The disconnect between Lucy Neville-Rolfe and her audience of farmers is that she was focused on the idea that Tesco was doing a great thing for farmers because it bought and sold so much product.

The growers were basically saying that this is of no help if you require we sell to you at a loss.

The UK is a highly concentrated market. Del Monte can decide to sell bananas in some other country, but a UK grower of cabbage has much more limited options.

Tanimura & Antle is a large organization with many options, but a smaller grower may not be able to simply decide not to sell a whole class of trade.

The easy plea here would be to the buyers.
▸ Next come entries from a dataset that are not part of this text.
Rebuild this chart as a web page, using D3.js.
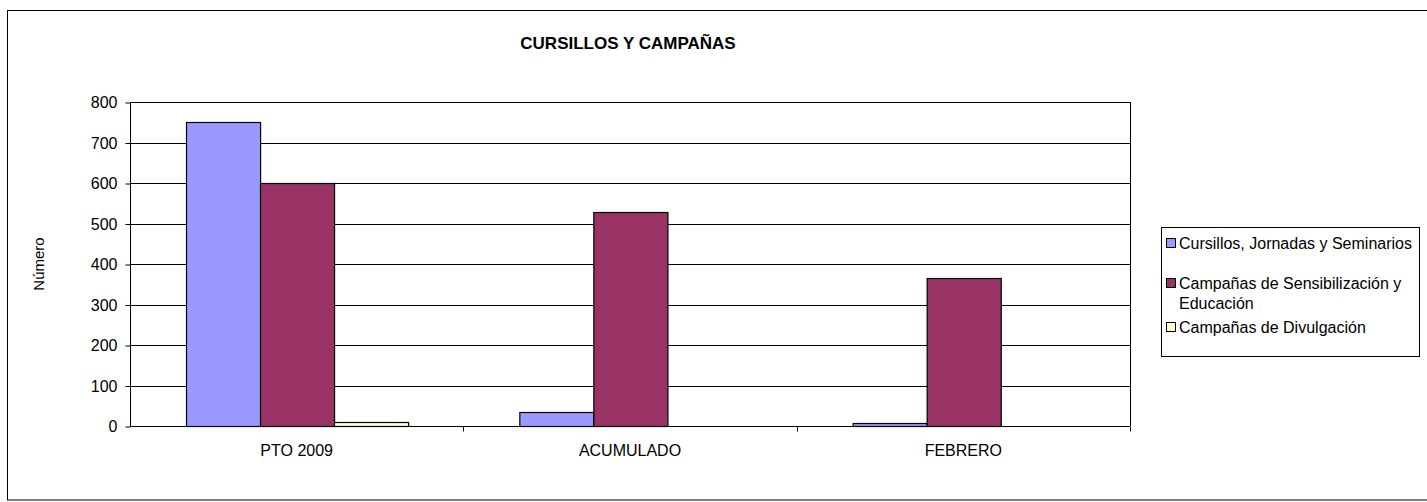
<!DOCTYPE html>
<html>
<head>
<meta charset="utf-8">
<script src="https://cdn.jsdelivr.net/npm/d3@7"></script>
<style>
  body { margin: 0; background: #fff; }
  text { font-family: "Liberation Sans", Arial, sans-serif; fill: #000; }
</style>
</head>
<body>
<svg id="chart" width="1427" height="502"></svg>
<script>
const categories = ['PTO 2009', 'ACUMULADO', 'FEBRERO'];
const seriesNames = ['Cursillos, Jornadas y Seminarios', 'Campañas de Sensibilización y Educación', 'Campañas de Divulgación'];
const cursillos = [750, 35, 7];
const sensibilizacion = [600, 528, 365];
const divulgacion = [10, 0, 0];
const yTicks = [0, 100, 200, 300, 400, 500, 600, 700, 800];
const colors = ['#9999ff', '#993366', '#ffffcc'];

const seriesValues = [cursillos, sensibilizacion, divulgacion];
const FONT = '"Liberation Sans", Arial, sans-serif';

const svg = d3.select('#chart');

// outer chart frame
svg.append('rect')
  .attr('x', 7.5).attr('y', 10.5)
  .attr('width', 1430).attr('height', 489.5)
  .attr('fill', 'none').attr('stroke', '#000').attr('stroke-width', 1);

const plot = { left: 130, right: 1130, top: 102, bottom: 426 };

const x = d3.scaleBand()
  .domain(categories)
  .range([plot.left, plot.right])
  .padding(0);

// bars fill the middle two thirds of each category band
const xInner = d3.scaleBand()
  .domain(d3.range(seriesNames.length))
  .range([x.bandwidth() / 6, x.bandwidth() * 5 / 6]);

const y = d3.scaleLinear()
  .domain([0, 800])
  .range([plot.bottom, plot.top]);

// gridlines
svg.append('g')
  .selectAll('line')
  .data(yTicks.filter(d => d > 0))
  .join('line')
  .attr('x1', plot.left).attr('x2', plot.right)
  .attr('y1', d => Math.round(y(d)) + 0.5).attr('y2', d => Math.round(y(d)) + 0.5)
  .attr('stroke', '#000').attr('stroke-width', 1);

// right border of plot
svg.append('line')
  .attr('x1', plot.right + 0.5).attr('x2', plot.right + 0.5)
  .attr('y1', plot.top).attr('y2', plot.bottom)
  .attr('stroke', '#000');

// bars
const groups = svg.append('g')
  .selectAll('g')
  .data(categories)
  .join('g')
  .attr('transform', d => `translate(${x(d)},0)`);

groups.selectAll('rect')
  .data((d, i) => seriesValues.map((vals, s) => ({ s, v: vals[i] })))
  .join('rect')
  .attr('x', d => Math.round(xInner(d.s)) + 0.5)
  .attr('y', d => Math.round(y(d.v)) + 0.5)
  .attr('width', xInner.bandwidth())
  .attr('height', d => Math.max(0, Math.round(y(0)) - Math.round(y(d.v))))
  .attr('fill', d => colors[d.s])
  .attr('stroke', '#000')
  .attr('stroke-width', 1.2)
  .attr('display', d => d.v > 0 ? null : 'none');

// y axis
const yAxis = svg.append('g')
  .attr('transform', `translate(${plot.left + 0.5},0.5)`)
  .call(d3.axisLeft(y).tickValues(yTicks).tickSize(5).tickPadding(8));
yAxis.select('.domain').attr('d', `M0,${plot.top}V${plot.bottom}`);
yAxis.selectAll('text').style('font-size', '16px').style('font-family', FONT);

// x axis
const xAxis = svg.append('g')
  .attr('transform', `translate(0,${plot.bottom + 0.5})`);
xAxis.append('line')
  .attr('x1', plot.left).attr('x2', plot.right)
  .attr('stroke', '#000');
xAxis.selectAll('.sep')
  .data(categories.map(c => x(c) + x.bandwidth()))
  .join('line')
  .attr('class', 'sep')
  .attr('x1', d => Math.round(d) + 0.5).attr('x2', d => Math.round(d) + 0.5)
  .attr('y1', 0).attr('y2', 5)
  .attr('stroke', '#000');
xAxis.selectAll('.lab')
  .data(categories)
  .join('text')
  .attr('class', 'lab')
  .attr('x', d => x(d) + x.bandwidth() / 2)
  .attr('y', 29)
  .attr('text-anchor', 'middle')
  .style('font-size', '16px')
  .text(d => d);

// title
svg.append('text')
  .attr('x', 628).attr('y', 49)
  .attr('text-anchor', 'middle')
  .style('font-size', '17px')
  .style('font-weight', 'bold')
  .text('CURSILLOS Y CAMPAÑAS');

// y label
svg.append('text')
  .attr('transform', 'translate(44,264) rotate(-90)')
  .attr('text-anchor', 'middle')
  .style('font-size', '15px')
  .text('Número');

// legend
const legend = svg.append('g');
legend.append('rect')
  .attr('x', 1161.5).attr('y', 227.5)
  .attr('width', 258).attr('height', 129)
  .attr('fill', '#fff').attr('stroke', '#000');

const legendItems = [
  { lines: [seriesNames[0]], y: 243 },
  { lines: ['Campañas de Sensibilización y', 'Educación'], y: 283 },
  { lines: [seriesNames[2]], y: 327 }
];
legendItems.forEach((item, i) => {
  legend.append('rect')
    .attr('x', 1166.5).attr('y', item.y - 4.5)
    .attr('width', 9).attr('height', 9)
    .attr('fill', colors[i]).attr('stroke', '#000');
  const t = legend.append('text')
    .attr('x', 1179).attr('y', item.y + 6)
    .style('font-size', '16px');
  item.lines.forEach((ln, j) => {
    t.append('tspan').attr('x', 1179).attr('dy', j === 0 ? 0 : 20).text(ln);
  });
});
</script>
</body>
</html>
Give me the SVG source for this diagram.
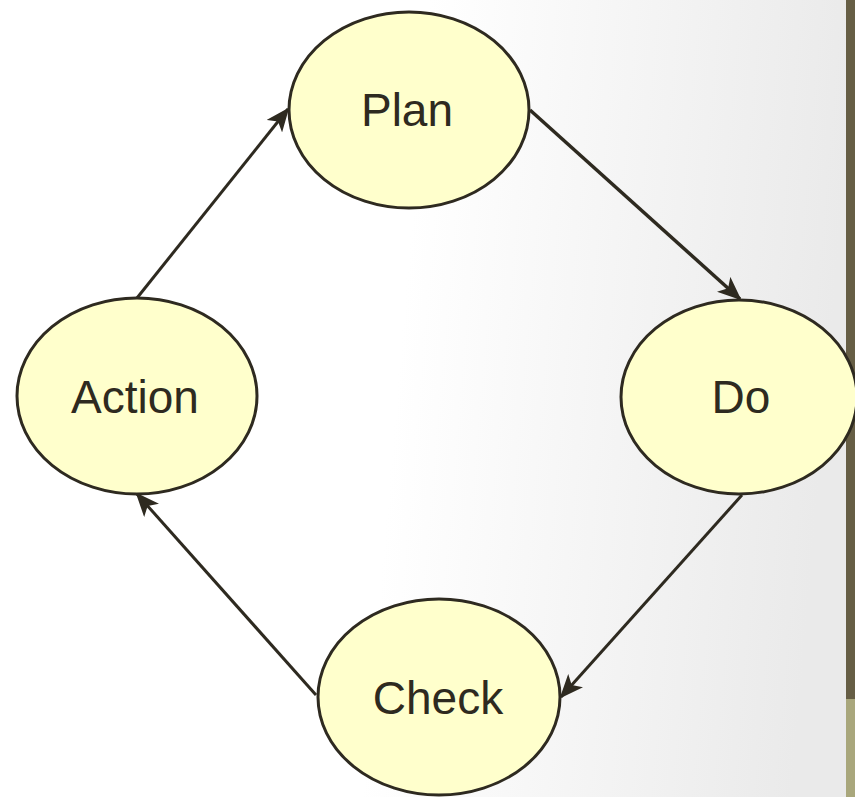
<svg xmlns="http://www.w3.org/2000/svg" width="855" height="797" viewBox="0 0 855 797">
<defs>
<linearGradient id="bg" x1="0" y1="0" x2="1" y2="0.08">
<stop offset="0.5" stop-color="#ffffff"/>
<stop offset="1" stop-color="#eaeaea"/>
</linearGradient>
<marker id="ah" viewBox="0 0 24 20" refX="22" refY="10" markerWidth="24" markerHeight="20" markerUnits="userSpaceOnUse" orient="auto">
<path d="M0,0 L24,10 L0,20 L6,10 Z" fill="#2e2a20"/>
</marker>
<style>
.node ellipse{fill:#ffffcc;stroke:#2e2a20;stroke-width:3}
.node text{font-family:"Liberation Sans",Arial,sans-serif;font-size:46px;fill:#2e2a20;text-anchor:middle}
.edge{stroke:#2e2a20;stroke-width:3;fill:none;marker-end:url(#ah)}
</style>
</defs>
<rect x="0" y="0" width="855" height="797" fill="url(#bg)"/>
<rect x="846" y="0" width="9" height="699" fill="#665e45"/>
<rect x="846" y="699" width="9" height="98" fill="#a9a77c"/>
<g id="connectors">
<line class="edge" x1="137" y1="298" x2="288" y2="109"/>
<line class="edge" x1="530" y1="110" x2="740" y2="299" style="stroke-width:3.5"/>
<line class="edge" x1="742" y1="495" x2="561" y2="697"/>
<line class="edge" x1="316" y1="695" x2="137" y2="494"/>
</g>
<g id="plan" class="node">
<ellipse cx="409" cy="110" rx="120" ry="98"/>
<text x="407" y="126">Plan</text>
</g>
<g id="do" class="node">
<ellipse cx="739" cy="397" rx="118" ry="97"/>
<text x="741" y="413">Do</text>
</g>
<g id="check" class="node">
<ellipse cx="439" cy="697" rx="121" ry="98"/>
<text x="438" y="714">Check</text>
</g>
<g id="action" class="node">
<ellipse cx="137" cy="396" rx="120" ry="98"/>
<text x="135" y="413">Action</text>
</g>
</svg>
To point out that all their corporate pronouncements on sustainability need to start with a consciousness of whether they are paying adequately to sustain the land and the supply base. And we make that plea.

But it is every bit as important for growers to not enter into contracts that they know are losers and not grow more than they have a high expectation they can sell profitably.

It is one thing for a shipper to take a hit for a buyer this week and make it up next; it is another thing entirely to do business that is unsustainable.

We can fault buyers for pushing for this, but we also have to fault producers who allow themselves to be so used. As Del Monte did with ASDA on bananas and Tanimura & Antle has done to processors, sometimes a producer just has to say no.